[What is expected]
Starting at the first line of the data, print each line verbatim up to and including the line bearing "(\p) circle (6.5);", omitting pictures.

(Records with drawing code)
++++++

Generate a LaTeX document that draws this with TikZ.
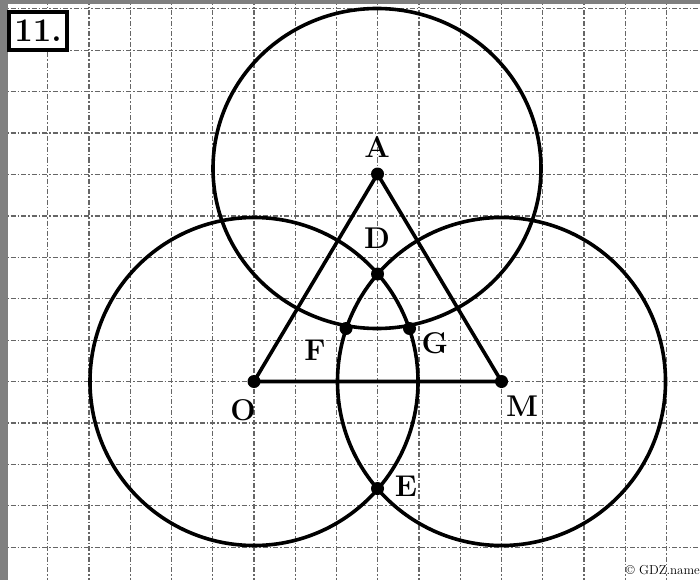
\documentclass[tikz,border=0pt]{standalone}
\usepackage{amsmath,amssymb}
\usepackage{tikz}

\begin{document}
\begin{tikzpicture}[x=1pt,y=1pt,yscale=-1,xscale=1,
  gridline/.style={color=black!60,line width=1.2pt,dash pattern=on 5pt off 2pt on 1.5pt off 2pt},
  thickline/.style={line width=3.6pt,line join=round},
  lbl/.style={inner sep=0pt,font=\fontsize{30}{32}\selectfont\bfseries}]
\useasboundingbox (0,0) rectangle (700,580);

%Grid
\foreach \k in {-5,...,10} \draw [gridline] (254+41.25*\k,0) -- (254+41.25*\k,580);
\foreach \k in {-4,...,9} \draw [gridline] (0,381.5-41.4*\k) -- (700,381.5-41.4*\k);

%Shape: Border
\fill [black!50] (0,0) rectangle (8,580);
\fill [black!50] (0,0) rectangle (700,4);

%Points
\coordinate (O) at (254,381.5);
\coordinate (M) at (501.5,381.5);
\coordinate (A) at (377.5,174);
\coordinate (D) at (377.5,274);
\coordinate (E) at (377.5,488.5);
\coordinate (F) at (346,328.5);
\coordinate (G) at (409.5,328.5);

%Shape: Circle
\draw [thickline] (O) circle (164);
%Shape: Circle
\draw [thickline] (M) circle (164);
%Shape: Circle
\draw [thickline] (377,168.5) ellipse (164 and 160);

%Shape: Triangle
\draw [thickline] (O) -- (A) -- (M) -- cycle;

%Flowchart: Connector
\foreach \p in {O,M,A,D,E,F,G} \fill (\p) circle (6.5);

% Text Node
\node (lblA) [lbl] at (377,147) {A};
% Text Node
\node (lblD) [lbl] at (377,238) {D};
% Text Node
\node (lblF) [lbl] at (315,350) {F};
% Text Node
\node (lblG) [lbl] at (435,343) {G};
% Text Node
\node (lblO) [lbl] at (243,410) {O};
% Text Node
\node (lblM) [lbl] at (522,406) {M};
% Text Node
\node (lblE) [lbl] at (406,486) {E};

% Text Node
\node (num) [draw,line width=3.6pt,fill=white,inner sep=0pt,minimum width=57.5pt,minimum height=38.5pt,font=\fontsize{33}{34}\selectfont\bfseries] at (38,31) {11.};
% Text Node
\node (copy) [anchor=east,inner sep=0pt,font=\fontsize{13}{14}\selectfont] at (700,570) {\copyright\ GDZ.name};

\end{tikzpicture}
\end{document}
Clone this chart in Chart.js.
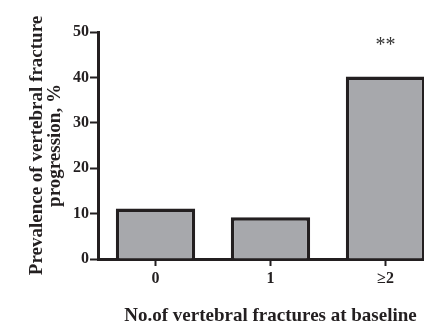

++++++

[Finished answer]
Generate a LaTeX document that draws this with TikZ.
\documentclass[tikz,border=0pt]{standalone}
\usepackage{amsmath,amssymb}
\usepackage{tikz}

\begin{document}
\begin{tikzpicture}[x=1pt,y=1pt,yscale=-1,xscale=1,
  gridline/.style={color=black!60,line width=1.2pt,dash pattern=on 5pt off 2pt on 1.5pt off 2pt},
  thickline/.style={line width=3.6pt,line join=round},
  lbl/.style={inner sep=0pt,font=\fontsize{30}{32}\selectfont\bfseries}]
\useasboundingbox (0,0) rectangle (700,580);

%Grid
\foreach \k in {-5,...,10} \draw [gridline] (254+41.25*\k,0) -- (254+41.25*\k,580);
\foreach \k in {-4,...,9} \draw [gridline] (0,381.5-41.4*\k) -- (700,381.5-41.4*\k);

%Shape: Border
\fill [black!50] (0,0) rectangle (8,580);
\fill [black!50] (0,0) rectangle (700,4);

%Points
\coordinate (O) at (254,381.5);
\coordinate (M) at (501.5,381.5);
\coordinate (A) at (377.5,174);
\coordinate (D) at (377.5,274);
\coordinate (E) at (377.5,488.5);
\coordinate (F) at (346,328.5);
\coordinate (G) at (409.5,328.5);

%Shape: Circle
\draw [thickline] (O) circle (164);
%Shape: Circle
\draw [thickline] (M) circle (164);
%Shape: Circle
\draw [thickline] (377,168.5) ellipse (164 and 160);

%Shape: Triangle
\draw [thickline] (O) -- (A) -- (M) -- cycle;

%Flowchart: Connector
\foreach \p in {O,M,A,D,E,F,G} \fill (\p) circle (6.5);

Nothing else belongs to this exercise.